They respond faster to the word “Action!” than their human counterparts. They get paid as much per shift as many television actors today. They are pampered on the sets and if one of them decides he’s simply not in the mood for work, producer, director, and co-stars alike have no choice but to pack up.
But that’s rare, for screen horses are a disciplined lot. They’re trained to work with clockwork precision in films. And the task, so far, has been the prerogative of the Varma clan. Of whom Bhikhu, Tinnu, and Pappu Varma are three of filmdom’s best-known action directors. Their father, Badriprasad Varma, started training horses at one of the oldest stud farms at Goregaon in Mumbai over 50 years ago and six of his seven sons have continued the tradition. Besides Bhikhu, Tinnu, and Pappu, there are Mahendra, Manohar, and Jeetendra, all of them established action directors.
The family runs a fully equipped stable with around 40 horses. They started off with 80, but they’re down to half that number now. Some died of old age, some succumbed to illness, but it is to the Varmas’ credit that not a single horse has died doing an action scene.
That’s because they take immense care in training their horses before they allow them on a set. To begin with they are taught film lingo. The minute one of the Varma steeds hears the word “Ready,” it stands alert; as soon as it hears “Action,” it will start doing its bit; when “Cut” is called out, the horse comes to a quick stop. Moreover, the horses are acclimatized to lights, cameras, firecrackers, gunshots, and the like before they are taken to the sets.
On the sets, the horses get royal treatment. They have attendants at their service round the clock and have to be humored, because horses, like actors, are prone to mood swings. “If a horse is not in the mood to obey you, you just cannot force him to work,” explains Bhikhu Varma, who first started working with horses 35 years ago. He adds, “Each horse is a specialist. Some are trained for jumps, some for falls, some for slides and some to run races. We did try out quite a few risky shots earlier but we’ve now stopped doing pitfall shots (where the horse falls on its knees). If they’re absolutely essential, we can do them with dummies.”
The horses are very attuned to danger themselves, Bhikhu tells us; there is something like horse sense. If the horse senses that he or his rider are in danger, he will not move an inch even if he’s threatened or beaten mercilessly. Says Bhikhu, “Whenever we’re filming a dangerous shot, we always blindfold the horse. For example, in Mard, there was a scene in which Amitabh Bachchan breaks a sheet of glass and jumps into a swimming pool with his tonga. We had to tie a strip of cloth on the horse’s eyes or he wouldn’t have done the scene.”
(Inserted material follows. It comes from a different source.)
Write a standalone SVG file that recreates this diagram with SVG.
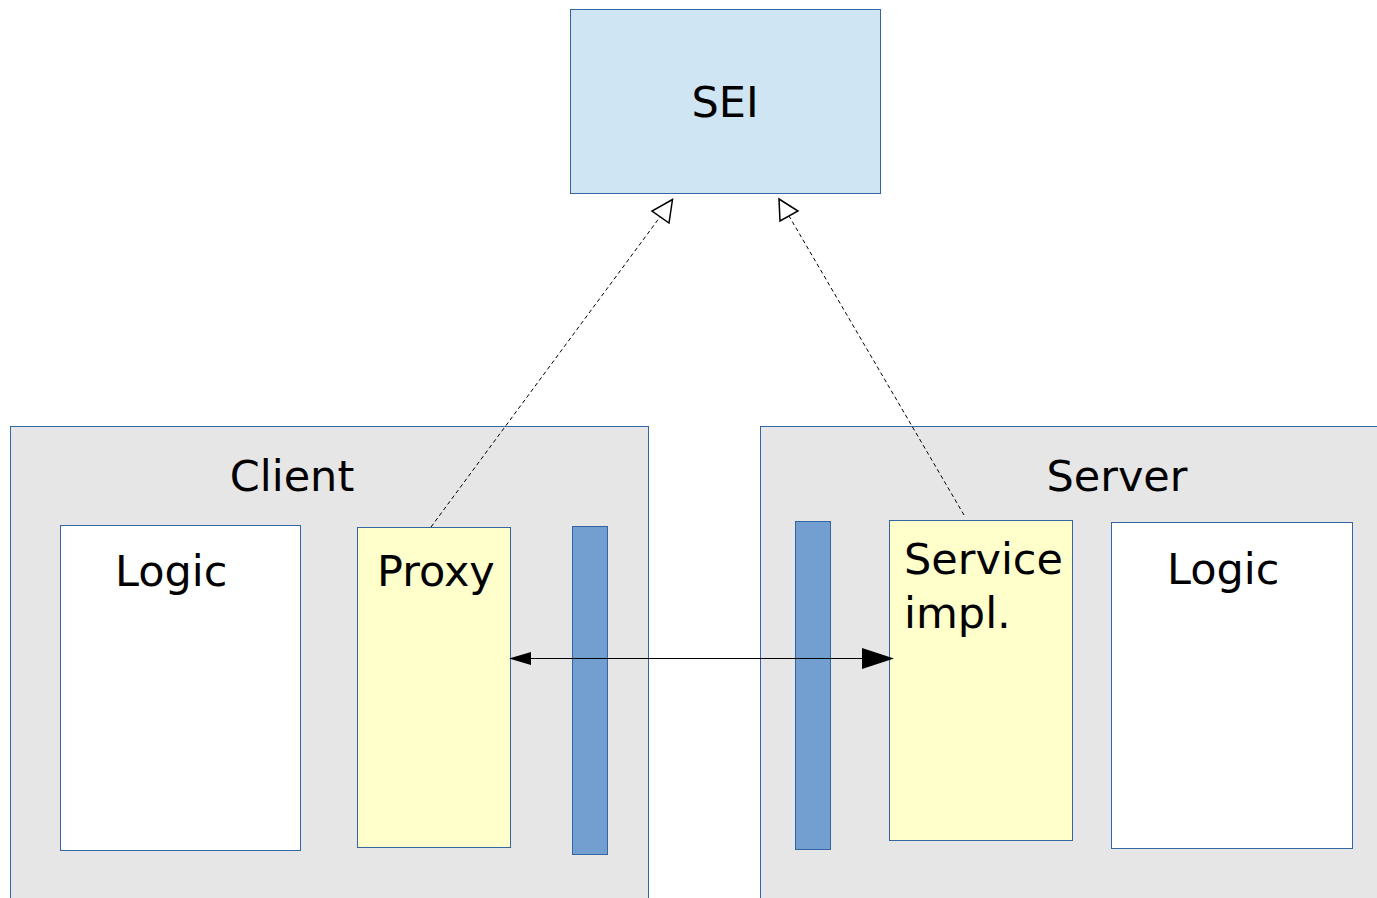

He adds, “And let me tell you, they can be very protective about their riders too. I remember the time we had to film a chase sequence between Danny Denzongpa and Sunny Deol at Datia in Madhya Pradesh for Yateem. J.P. Dutta told me a train crossed that station at 3 p.m. and he wanted me to can a shot of the horses running alongside. So we were totally prepared before the train arrived. The shot started as soon as the train chugged out of the station and Sunny’s and Danny’s horses ran alongside. When the shot was over, we said ‘Cut.’ Danny’s horse stopped immediately but Sunny’s horse didn’t. For some reason, he was trying to overtake the train. It was a very tense moment for all of us because a kilometer down the line was a narrow bridge with no space on either side of the track. My boys started chasing the horse in a bid to make him stop but to everyone’s amazement, just when he reached the bridge, the horse turned suddenly towards a nearby muddy field. There was a huge sigh of relief.”
Today, alas, horses are not as much in demand as they once were. Says Bhikhu, “Earlier seven out of 10 films used to be stories which featured dakus, thakurs, or zamindars. Or were historicals like Mughal-e-Azam and Sikander. Today, barely one or two out of 20 films call for horses. Ghode ki jagah ab bandook ke ghode ne le lee hai. (The trigger has taken the place of horses today). Modern villains are underworld dons; they don’t need horses.” He laughs, “Even on TV, the Ramayana and Mahabharata have been replaced by the saas-bahu sagas and love stories. These days, you get to see horses only in a baraat scene!”